━━━━━ Collected material ━━━━━

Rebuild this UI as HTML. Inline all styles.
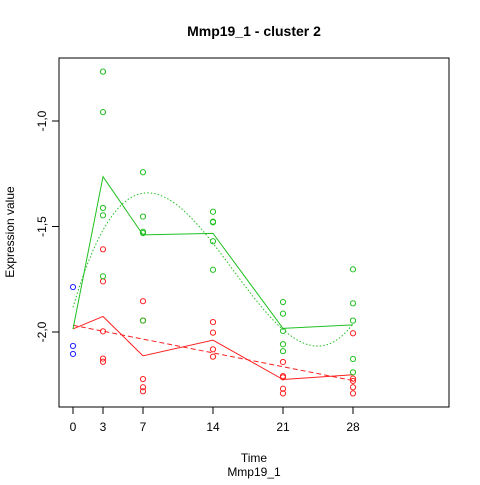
<!DOCTYPE html>
<html><head><meta charset="utf-8"><style>
body{margin:0;background:#fff}
svg text{font-family:"Liberation Sans",sans-serif;fill:#000}
</style></head><body>
<svg id="c" width="480" height="480" xmlns="http://www.w3.org/2000/svg">
<text x="254" y="36" font-size="14" font-weight="bold" text-anchor="middle">Mmp19_1 - cluster 2</text>
<rect x="59" y="58" width="390" height="349" fill="none" stroke="#000"/>
<text x="254" y="462" font-size="12" text-anchor="middle">Time</text>
<text x="254" y="476" font-size="12" text-anchor="middle">Mmp19_1</text>
<text transform="translate(14,232) rotate(-90)" font-size="12" text-anchor="middle">Expression value</text>
<g id="ax"></g><g id="marks"></g>
</svg>
<script>
const times=[0,3,7,14,21,28];
const yTicks=[-1.0,-1.5,-2.0];
const yTickLabels=["-1,0","-1,5","-2,0"];
const blueVals=[-1.787,-2.066,-2.104];
const greenVals=[[],[-0.766,-0.958,-1.412,-1.447,-1.736],[-1.243,-1.453,-1.525,-1.531,-1.946],[-1.430,-1.477,-1.480,-1.570,-1.705],[-1.858,-1.913,-1.995,-2.058,-2.091],[-1.703,-1.864,-1.946,-2.128,-2.191]];
const redVals=[[],[-1.608,-1.760,-1.997,-2.126,-2.141],[-1.854,-1.946,-2.223,-2.262,-2.281],[-1.953,-2.003,-2.082,-2.117],[-2.142,-2.209,-2.215,-2.269,-2.291],[-2.006,-2.221,-2.232,-2.262,-2.291]];
const X=t=>73+10*t, Y=v=>121-(v+1)*211;
const NS="http://www.w3.org/2000/svg";
const ax=document.getElementById('ax'), mk=document.getElementById('marks');
function el(p,tag,a){const e=document.createElementNS(NS,tag);for(const k in a)e.setAttribute(k,a[k]);p.appendChild(e);return e;}
times.forEach(t=>{
 const l=el(ax,'line',{x1:X(t),x2:X(t),y1:407,y2:414,stroke:'#000'});
 
 
 const tx=el(ax,'text',{x:X(t),y:431,'font-size':12,'text-anchor':'middle'});tx.textContent=t;
 
 
});
el(ax,'line',{x1:X(0),x2:X(28),y1:407,y2:407,stroke:'#000'});
yTicks.forEach((v,i)=>{
 const l=el(ax,'line',{x1:52,x2:59,y1:Y(v),y2:Y(v),stroke:'#000'});
 
 
 const tx=el(ax,'text',{transform:`translate(46,${Y(v)}) rotate(-90)`,'font-size':12,'text-anchor':'middle'});tx.textContent=yTickLabels[i];
 
 
});
el(ax,'line',{x1:59,x2:59,y1:Y(-1),y2:Y(-2),stroke:'#000'});
const mean=a=>a.reduce((s,v)=>s+v,0)/a.length;
const m0=mean(blueVals);
function fit(pts,deg){
 const n=deg+1,A=[...Array(n)].map(()=>Array(n+1).fill(0));
 pts.forEach(([t,v])=>{const s=t/28;for(let r=0;r<n;r++){for(let c=0;c<n;c++)A[r][c]+=Math.pow(s,r+c);A[r][n]+=v*Math.pow(s,r);}});
 for(let i=0;i<n;i++){let p=i;for(let r=i+1;r<n;r++)if(Math.abs(A[r][i])>Math.abs(A[p][i]))p=r;[A[i],A[p]]=[A[p],A[i]];
  for(let r=0;r<n;r++)if(r!==i){const f=A[r][i]/A[i][i];for(let c=i;c<=n;c++)A[r][c]-=f*A[i][c];}}
 const co=A.map((r,i)=>r[n]/r[i]);
 return t=>co.reduce((s,c,i)=>s+c*Math.pow(t/28,i),0);
}
function series(vals,col,deg,dash,nm){
 const ms=vals.map((a,i)=>i===0?m0:mean(a));
 const p=el(mk,'polyline',{points:ms.map((m,i)=>X(times[i])+','+Y(m)).join(' '),fill:'none',stroke:col});
 
 
 const f=fit(ms.map((m,i)=>[times[i],m]),deg);const q=[];for(let t=0;t<=28;t+=0.5)q.push(X(t)+','+Y(f(t)));
 const d=el(mk,'polyline',{points:q.join(' '),fill:'none',stroke:col,'stroke-dasharray':dash});
 
 
 vals.forEach((a,i)=>a.forEach(v=>{
  const c=el(mk,'circle',{cx:X(times[i]),cy:Y(v),r:2.6,fill:'none',stroke:col});
  
  
 }));
}
series(redVals,'#ff2020',1,'5,3','red');
series(greenVals,'#20c020',3,'1.5,2','green');
blueVals.forEach(v=>{
 const c=el(mk,'circle',{cx:X(0),cy:Y(v),r:2.6,fill:'none',stroke:'#2020ff'});
 
 
});
</script>
</body></html>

━━━━━

*Task details*
Repeat the material verbatim. Do not carry over any picture.

*Result for this exercise*
Rebuild this UI as HTML. Inline all styles.
<!DOCTYPE html>
<html><head><meta charset="utf-8"><style>
body{margin:0;background:#fff}
svg text{font-family:"Liberation Sans",sans-serif;fill:#000}
</style></head><body>
<svg id="c" width="480" height="480" xmlns="http://www.w3.org/2000/svg">
<text x="254" y="36" font-size="14" font-weight="bold" text-anchor="middle">Mmp19_1 - cluster 2</text>
<rect x="59" y="58" width="390" height="349" fill="none" stroke="#000"/>
<text x="254" y="462" font-size="12" text-anchor="middle">Time</text>
<text x="254" y="476" font-size="12" text-anchor="middle">Mmp19_1</text>
<text transform="translate(14,232) rotate(-90)" font-size="12" text-anchor="middle">Expression value</text>
<g id="ax"></g><g id="marks"></g>
</svg>
<script>
const times=[0,3,7,14,21,28];
const yTicks=[-1.0,-1.5,-2.0];
const yTickLabels=["-1,0","-1,5","-2,0"];
const blueVals=[-1.787,-2.066,-2.104];
const greenVals=[[],[-0.766,-0.958,-1.412,-1.447,-1.736],[-1.243,-1.453,-1.525,-1.531,-1.946],[-1.430,-1.477,-1.480,-1.570,-1.705],[-1.858,-1.913,-1.995,-2.058,-2.091],[-1.703,-1.864,-1.946,-2.128,-2.191]];
const redVals=[[],[-1.608,-1.760,-1.997,-2.126,-2.141],[-1.854,-1.946,-2.223,-2.262,-2.281],[-1.953,-2.003,-2.082,-2.117],[-2.142,-2.209,-2.215,-2.269,-2.291],[-2.006,-2.221,-2.232,-2.262,-2.291]];
const X=t=>73+10*t, Y=v=>121-(v+1)*211;
const NS="http://www.w3.org/2000/svg";
const ax=document.getElementById('ax'), mk=document.getElementById('marks');
function el(p,tag,a){const e=document.createElementNS(NS,tag);for(const k in a)e.setAttribute(k,a[k]);p.appendChild(e);return e;}
times.forEach(t=>{
 const l=el(ax,'line',{x1:X(t),x2:X(t),y1:407,y2:414,stroke:'#000'});
 
 
 const tx=el(ax,'text',{x:X(t),y:431,'font-size':12,'text-anchor':'middle'});tx.textContent=t;
 
 
});
el(ax,'line',{x1:X(0),x2:X(28),y1:407,y2:407,stroke:'#000'});
yTicks.forEach((v,i)=>{
 const l=el(ax,'line',{x1:52,x2:59,y1:Y(v),y2:Y(v),stroke:'#000'});
 
 
 const tx=el(ax,'text',{transform:`translate(46,${Y(v)}) rotate(-90)`,'font-size':12,'text-anchor':'middle'});tx.textContent=yTickLabels[i];
 
 
});
el(ax,'line',{x1:59,x2:59,y1:Y(-1),y2:Y(-2),stroke:'#000'});
const mean=a=>a.reduce((s,v)=>s+v,0)/a.length;
const m0=mean(blueVals);
function fit(pts,deg){
 const n=deg+1,A=[...Array(n)].map(()=>Array(n+1).fill(0));
 pts.forEach(([t,v])=>{const s=t/28;for(let r=0;r<n;r++){for(let c=0;c<n;c++)A[r][c]+=Math.pow(s,r+c);A[r][n]+=v*Math.pow(s,r);}});
 for(let i=0;i<n;i++){let p=i;for(let r=i+1;r<n;r++)if(Math.abs(A[r][i])>Math.abs(A[p][i]))p=r;[A[i],A[p]]=[A[p],A[i]];
  for(let r=0;r<n;r++)if(r!==i){const f=A[r][i]/A[i][i];for(let c=i;c<=n;c++)A[r][c]-=f*A[i][c];}}
 const co=A.map((r,i)=>r[n]/r[i]);
 return t=>co.reduce((s,c,i)=>s+c*Math.pow(t/28,i),0);
}
function series(vals,col,deg,dash,nm){
 const ms=vals.map((a,i)=>i===0?m0:mean(a));
 const p=el(mk,'polyline',{points:ms.map((m,i)=>X(times[i])+','+Y(m)).join(' '),fill:'none',stroke:col});
 
 
 const f=fit(ms.map((m,i)=>[times[i],m]),deg);const q=[];for(let t=0;t<=28;t+=0.5)q.push(X(t)+','+Y(f(t)));
 const d=el(mk,'polyline',{points:q.join(' '),fill:'none',stroke:col,'stroke-dasharray':dash});
 
 
 vals.forEach((a,i)=>a.forEach(v=>{
  const c=el(mk,'circle',{cx:X(times[i]),cy:Y(v),r:2.6,fill:'none',stroke:col});
  
  
 }));
}
series(redVals,'#ff2020',1,'5,3','red');
series(greenVals,'#20c020',3,'1.5,2','green');
blueVals.forEach(v=>{
 const c=el(mk,'circle',{cx:X(0),cy:Y(v),r:2.6,fill:'none',stroke:'#2020ff'});
 
 
});
</script>
</body></html>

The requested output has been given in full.